I'm trying to program an API for discord and I need to retrieve two pieces of information out of the HTML code of the web page https://myanimelist.net/character/214 (and other similar pages with URLs of the form https://myanimelist.net/character/N
for integers N), specifically the URL of the Character Picture (in this case https://cdn.myanimelist.net/images/characters/14/54554.jpg
) and the name of the character (in this case Youji Kudou). Afterwards I need to save those two pieces of information to JSON.
I am using HTMLAgilityPack for this, yet I can't quite see through it. The following is my first attempt:
public static void Main()
{
var html = "https://myanimelist.net/character/214";
HtmlWeb web = new HtmlWeb();
var htmlDoc = web.Load(html);
var htmlNodes = htmlDoc.DocumentNode.SelectNodes("//body");
foreach (var node in htmlNodes.Descendants("tr/td/div/a/img"))
{
Console.WriteLine(node.InnerHtml);
}
}
Unfortunately, this produces no output. If I followed the path correctly (which is probably the first mistake) it should be "tr/td/div/a/img". I get no errors, it runs, yet I get no output.
My second attempt is:
public static void Main()
{
var html = "https://myanimelist.net/character/214";
HtmlWeb web = new HtmlWeb();
var htmlDoc = web.Load(html);
var htmlNodes = htmlDoc.DocumentNode.SelectNodes("//body");
HtmlAgilityPack.HtmlDocument doc = new HtmlAgilityPack.HtmlDocument();
var script = htmlDoc.DocumentNode.Descendants()

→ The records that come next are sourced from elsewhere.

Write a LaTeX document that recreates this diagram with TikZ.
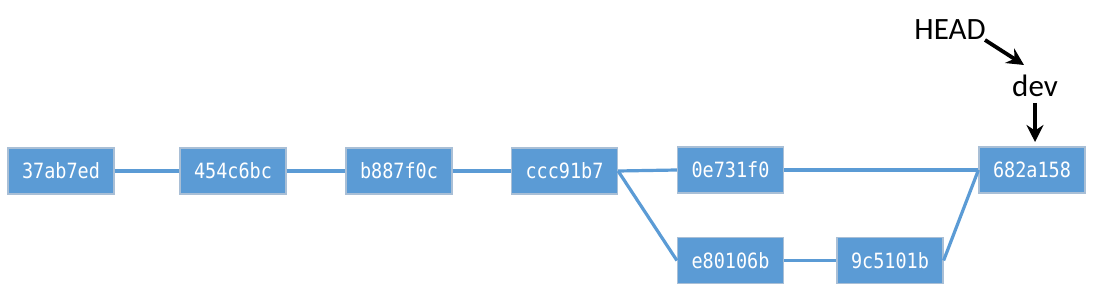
\documentclass[tikz,border=0pt]{standalone}
\usepackage{fontspec}
\setmainfont{Carlito}
\newfontfamily\boxfont{DejaVu Sans Mono}[FakeStretch=0.88]
\usetikzlibrary{arrows.meta}
\definecolor{cblue}{HTML}{5B9BD5}
\definecolor{cedge}{HTML}{A9BFD6}
\tikzset{
  commit/.style={draw=cedge, line width=1.2pt, fill=cblue, minimum width=106pt, minimum height=46pt,
    inner sep=0pt, text=white, font=\boxfont\fontsize{21}{24}\selectfont},
  link/.style={draw=cblue, line width=3.2pt},
  ptr/.style={draw=black, line width=3.8pt, -{Stealth[length=17pt,width=17pt]}},
  lbl/.style={font=\fontsize{31}{34}\selectfont, inner sep=0pt}
}
\begin{document}
\begin{tikzpicture}[x=1pt,y=-1pt]
\useasboundingbox (0,0) rectangle (1094,291);
\node[commit] (c1) at (61,171) {37ab7ed};
\node[commit] (c2) at (233,171) {454c6bc};
\node[commit] (c3) at (399,171) {b887f0c};
\node[commit] (c4) at (564.5,171) {ccc91b7};
\node[commit] (c5) at (730.5,170) {0e731f0};
\node[commit] (c6) at (730.5,260.5) {e80106b};
\node[commit] (c7) at (890,260.5) {9c5101b};
\node[commit] (c8) at (1032,170) {682a158};
\node[lbl] (head) at (950,30) {HEAD};
\node[lbl] (dev) at (1035,86) {dev};
\coordinate (hs) at (985,40);
\coordinate (he) at (1024,65);
\coordinate (ds) at (1035,103);
\coordinate (de) at (1035,142);
\draw[link] (c1.east) -- (c2.west);
\draw[link] (c2.east) -- (c3.west);
\draw[link] (c3.east) -- (c4.west);
\draw[link] (c4.east) -- (c5.west);
\draw[link] (c4.east) -- (c6.west);
\draw[link] (c5.east) -- (c8.west);
\draw[link] (c6.east) -- (c7.west);
\draw[link] (c7.east) -- (c8.west);
\draw[ptr] (hs) -- (he);
\draw[ptr] (ds) -- (de);
\end{tikzpicture}
\end{document}
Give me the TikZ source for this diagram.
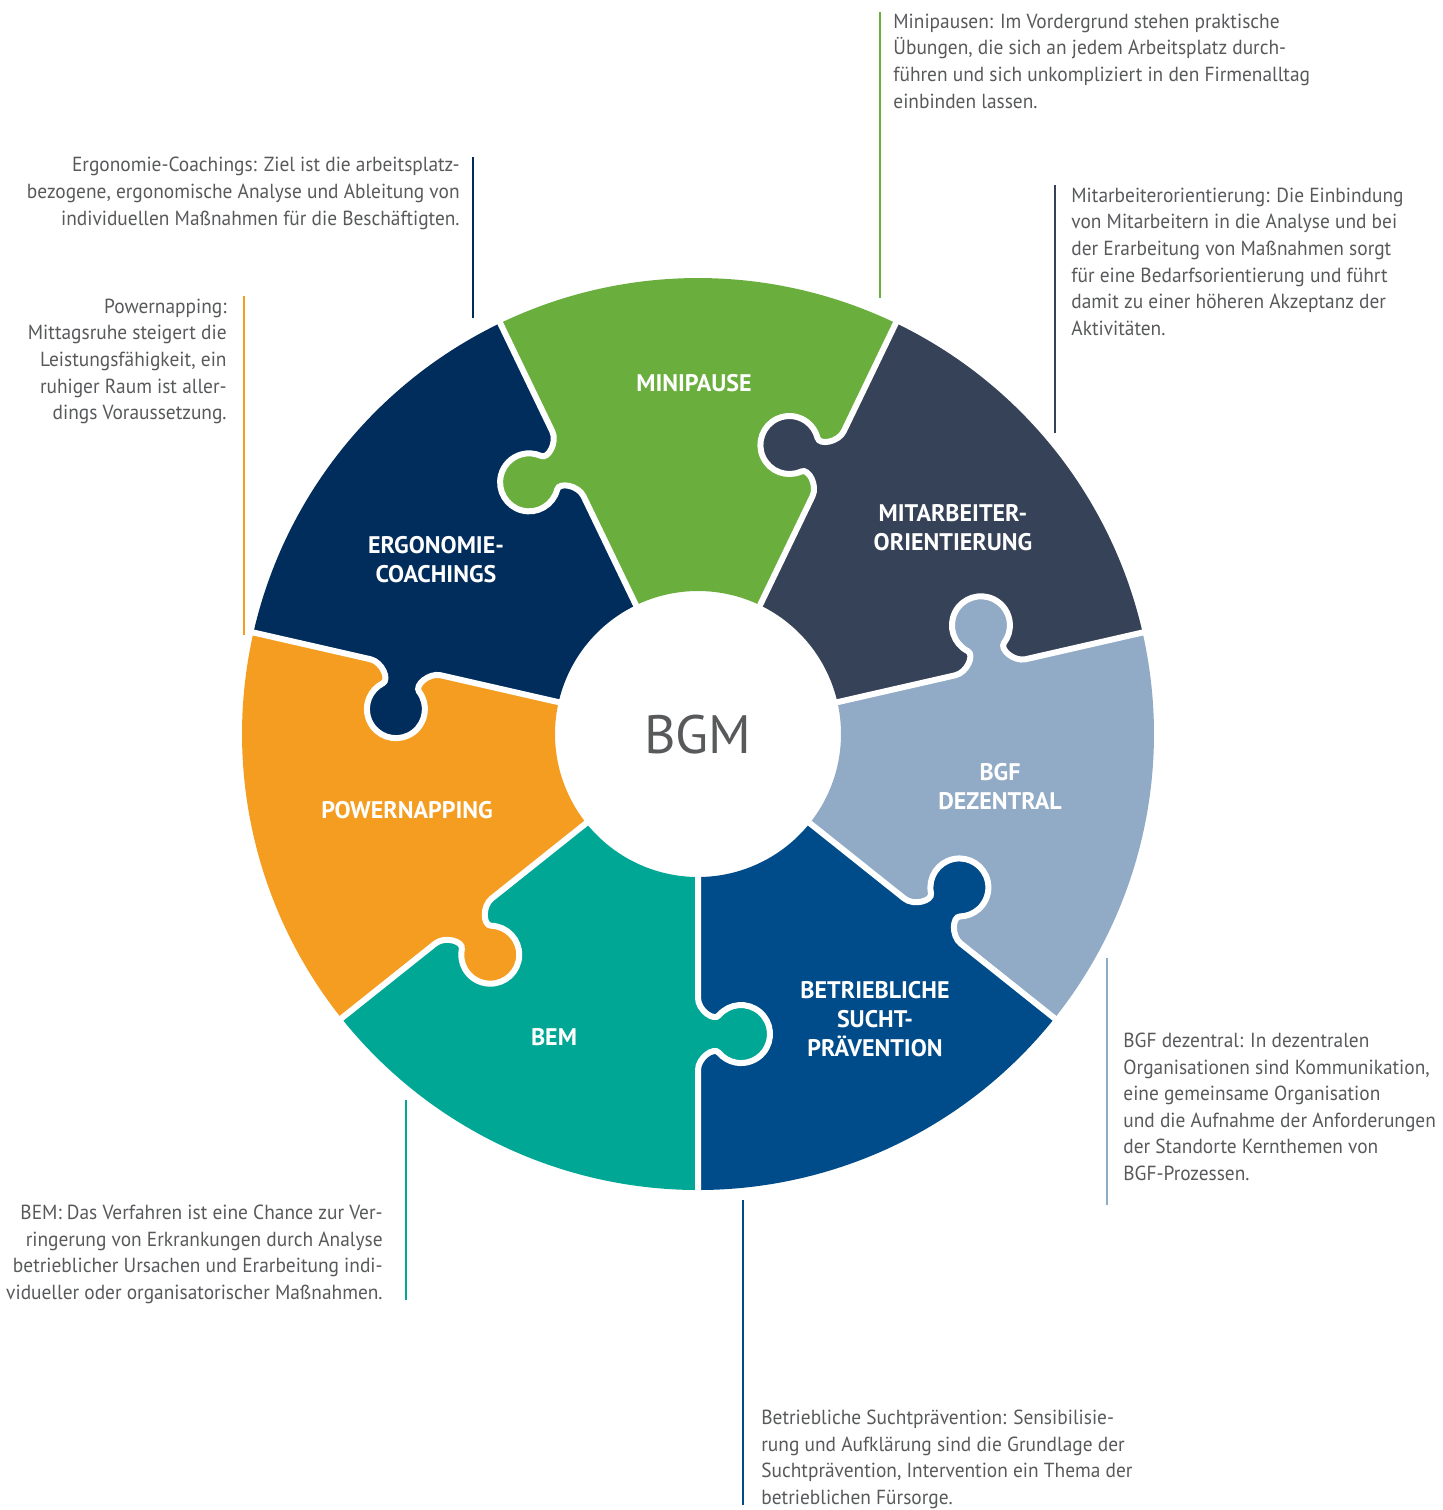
\documentclass[tikz,border=0pt]{standalone}
\usepackage{fontspec}
\setmainfont{PT Sans}
\newfontfamily\notefont{PT Sans}[FakeStretch=0.95]

\definecolor{mpgreen}{HTML}{6AAE3E}
\definecolor{maslate}{HTML}{364257}
\definecolor{bgfblue}{HTML}{91ABC6}
\definecolor{spblue}{HTML}{004C8A}
\definecolor{bemteal}{HTML}{00A794}
\definecolor{pnorange}{HTML}{F59D20}
\definecolor{ergnavy}{HTML}{002D5B}
\definecolor{notegray}{HTML}{58595B}

\begin{document}
\begin{tikzpicture}[x=0.5pt, y=0.5pt,
    note/.style={font=\notefont\fontsize{10.2}{13.3}\selectfont, text=notegray, inner sep=0pt, execute at begin node=\strut},
    notel/.style={note, anchor=north west, align=left},
    noter/.style={note, anchor=north east, align=right},
    piece/.style={font=\fontsize{12}{14.5}\selectfont\bfseries, text=white, align=center},
    rule/.style={line width=0.75pt}]
  \useasboundingbox (0,0) rectangle (1442,-1510);

  % ring of seven pieces, each with its tab on the ccw edge
  \begin{scope}[shift={(698,-734)}]
    \foreach \b/\c in {115.71/mpgreen, 64.29/maslate, 12.86/bgfblue, -38.57/spblue,
                       -90/bemteal, -141.43/pnorange, 167.14/ergnavy} {
      \fill[\c] (\b:143) arc[start angle=\b, end angle=\b-51.43, radius=143]
        -- (\b-51.43:456) arc[start angle=\b-51.43, end angle=\b, radius=456] -- cycle;
    }
    \foreach \b/\c in {115.71/mpgreen, 64.29/maslate, 12.86/bgfblue, -38.57/spblue,
                       -90/bemteal, -141.43/pnorange, 167.14/ergnavy} {
      \begin{scope}[rotate=\b]
        \fill[\c] (264,0) .. controls (276,0) and (287.5,15.7) .. (281.4,20.8)
          arc[start angle=230, end angle=-50, radius=29]
          .. controls (312.5,15.7) and (324,0) .. (336,0)
          -- (336,-5) -- (264,-5) -- cycle;
        \draw[white, line width=3pt] (135,0) -- (264,0)
          .. controls (276,0) and (287.5,15.7) .. (281.4,20.8)
          arc[start angle=230, end angle=-50, radius=29]
          .. controls (312.5,15.7) and (324,0) .. (336,0) -- (462,0);
      \end{scope}
    }
  \end{scope}

  \node[font=\fontsize{27}{30}\selectfont, text=notegray] (bgm) at (698,-735) {BGM};

  \node[piece] (minipause) at (694,-383) {MINIPAUSE};
  \node[piece] (mitarbeiter) at (953,-528) {MITARBEITER-\\ORIENTIERUNG};
  \node[piece] (bgf) at (1000,-787) {BGF\\DEZENTRAL};
  \node[piece] (sucht) at (875,-1019) {BETRIEBLICHE\\SUCHT-\\PRÄVENTION};
  \node[piece] (bem) at (554,-1037) {BEM};
  \node[piece] (power) at (407,-810) {POWERNAPPING};
  \node[piece] (ergo) at (436,-560) {ERGONOMIE-\\COACHINGS};

  % side notes with their rules
  \node[notel] (minitext) at (893,-13.5) {Minipausen: Im Vordergrund stehen praktische\\
    Übungen, die sich an jedem Arbeitsplatz durch-\\
    führen und sich unkompliziert in den Firmenalltag\\
    einbinden lassen.};
  \node[noter] (ergotext) at (460,-157) {Ergonomie-Coachings: Ziel ist die arbeitsplatz-\\
    bezogene, ergonomische Analyse und Ableitung von\\
    individuellen Maßnahmen für die Beschäftigten.};
  \node[notel] (mittext) at (1071,-187.5) {Mitarbeiterorientierung: Die Einbindung\\
    von Mitarbeitern in die Analyse und bei\\
    der Erarbeitung von Maßnahmen sorgt\\
    für eine Bedarfsorientierung und führt\\
    damit zu einer höheren Akzeptanz der\\
    Aktivitäten.};
  \node[noter] (powertext) at (227,-298.5) {Powernapping:\\
    Mittagsruhe steigert die\\
    Leistungsfähigkeit, ein\\
    ruhiger Raum ist aller-\\
    dings Voraussetzung.};
  \node[notel] (bgftext) at (1123,-1032.5) {BGF dezentral: In dezentralen\\
    Organisationen sind Kommunikation,\\
    eine gemeinsame Organisation\\
    und die Aufnahme der Anforderungen\\
    der Standorte Kernthemen von\\
    BGF-Prozessen.};
  \node[noter] (bemtext) at (383,-1204.5) {BEM: Das Verfahren ist eine Chance zur Ver-\\
    ringerung von Erkrankungen durch Analyse\\
    betrieblicher Ursachen und Erarbeitung indi-\\
    vidueller oder organisatorischer Maßnahmen.};
  \node[notel] (suchttext) at (761,-1409.5) {Betriebliche Suchtprävention: Sensibilisie-\\
    rung und Aufklärung sind die Grundlage der\\
    Suchtprävention, Intervention ein Thema der\\
    betrieblichen Fürsorge.};

  \foreach \n/\x/\ya/\yb/\c in {mini/880/12/298/mpgreen, ergo/473/157/318/ergnavy,
      mit/1055/185/433/maslate, power/244/296/635/pnorange, bgf/1107/958/1205/bgfblue,
      bem/406/1100/1300/bemteal, sucht/743/1200/1505/spblue} {
    \coordinate (\n top) at (\x,-\ya);
    \coordinate (\n bot) at (\x,-\yb);
    \draw[rule, \c] (\n top) -- (\n bot);
  }
\end{tikzpicture}
\end{document}
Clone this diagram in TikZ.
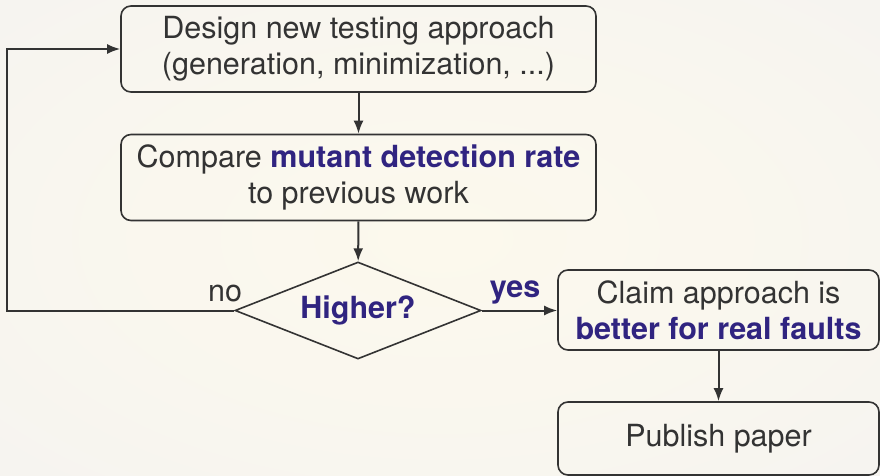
\documentclass[tikz,border=0pt]{standalone}
\usepackage{fontspec}
\setmainfont{TeX Gyre Heros}
\usetikzlibrary{shapes.geometric,arrows.meta}
\definecolor{txt}{RGB}{51,51,51}
\definecolor{hl}{RGB}{48,36,128}
\definecolor{bgin}{RGB}{252,249,237}
\definecolor{bgout}{RGB}{238,237,244}
\pgfdeclareradialshading{bgshade}{\pgfpoint{0bp}{0bp}}{color(0bp)=(bgin); color(20bp)=(bgin!80!bgout); color(72bp)=(bgout)}
\begin{document}
\begin{tikzpicture}[x=1pt,y=-1pt,
  every node/.style={font=\fontsize{30.5}{36}\selectfont, text=txt},
  box/.style={draw=txt, line width=1.6pt, rounded corners=10pt, align=center, inner sep=0pt},
  dia/.style={draw=txt, line width=1.6pt, diamond, aspect=2.54, inner sep=0pt, minimum width=246pt, minimum height=97pt},
  arr/.style={draw=txt, line width=2pt, -{Latex[length=13pt,width=10pt]}},
  lbl/.style={anchor=base, inner sep=0pt}]
\useasboundingbox (0,0) rectangle (880,476);
\shade[shading=bgshade] (0,0) rectangle (880,476);
\node[box, minimum width=475pt, minimum height=86pt] (d1) at (358.5,49) {Design new testing approach\\(generation, minimization, ...)};
\node[box, minimum width=475pt, minimum height=86pt] (c2) at (358.5,177.5) {Compare \textbf{\color{hl}mutant detection rate}\\to previous work};
\node[dia] (h) at (358,310.5) {\textbf{\color{hl}Higher?}};
\node[box, minimum width=321pt, minimum height=80pt] (b3) at (718.5,310) {Claim approach is\\\textbf{\color{hl}better for real faults}};
\node[box, minimum width=321pt, minimum height=73pt] (p4) at (718.5,438.5) {Publish paper};
\coordinate (lp) at (7,310.5);
\draw[arr] (d1) -- (c2);
\draw[arr] (c2) -- (h);
\draw[arr] (h.east) -- (h.east -| b3.west);
\draw[arr] (b3) -- (p4);
\draw[arr] (h.west) -- (lp) |- (d1.west);
\node[lbl] (no) at (225,301) {no};
\node[lbl] (yes) at (515,297) {\textbf{\color{hl}yes}};
\end{tikzpicture}
\end{document}
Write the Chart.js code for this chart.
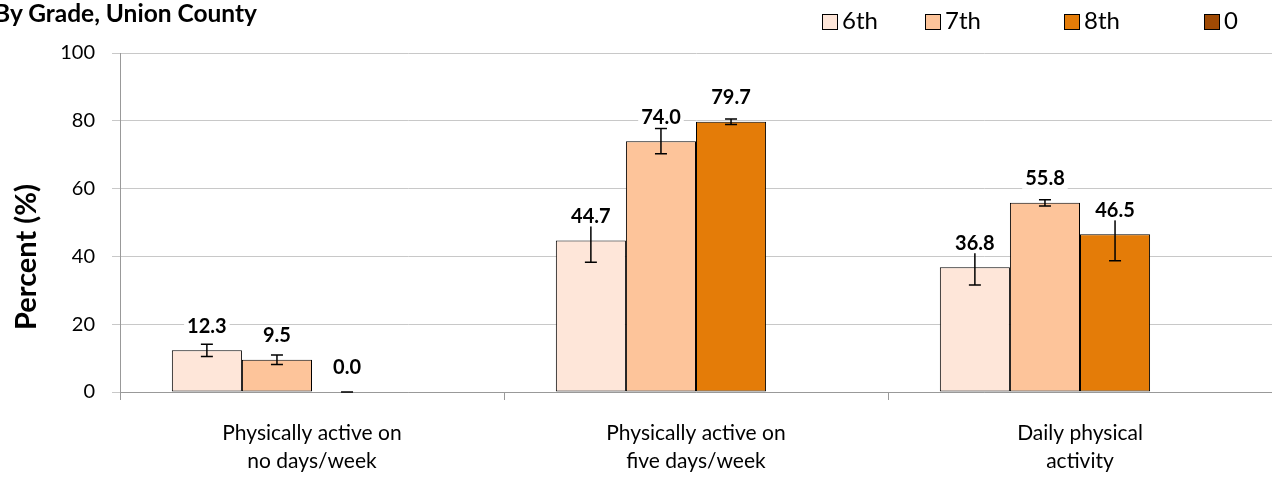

.Where(n => n.Name == "tr/td/a/img")
.First().InnerText;
// Return the data of spect and stringify it into a proper JSON object
var engine = new Jurassic.ScriptEngine();
var result = engine.Evaluate("(function() { " + script + " return src; })()");
var json = JSONObject.Stringify(engine, result);
Console.WriteLine(json);
Console.ReadKey();
}
But this also doesn't work.
How can I extract the required information?
EDIT:
So, I've come quite further now, and I've found a solution to finding the link. It was rather simple. But now I'm stuck with finding the name of the character. The website is structured the same on every other link there is (changing the last number) so, I want to find many different ones via for loop. Here's how I tried to do it:
for (int i = 1; i <= 1000; i++)
{
HtmlWeb web = new HtmlWeb();
var html = "https://myanimelist.net/character/" + i;
var htmlDoc = web.Load(html);
foreach (var item in htmlDoc.DocumentNode.SelectNodes("//*[@]"))
{
string n;
n = item.GetAttributeValue("src", "");
foreach (var item2 in htmlDoc.DocumentNode.SelectNodes("//*[@src and @alt='" + n + "']"))
{
Console.WriteLine(item2.GetAttributeValue("src", ""));
}
}
}
in the first foreach I would try to search for the name, which is concluded always at the same position (e.g http://prntscr.com/o1uo3c and http://prntscr.com/o1uo91 and to be specific: http://prntscr.com/o1xzbk) but I haven't found out how yet. Since the structure in the HTML doesn't have any body type I can follow up with. The second foreach loop is to search for the URL which works by now and the n should give me the name, so I can figure it out for each different character.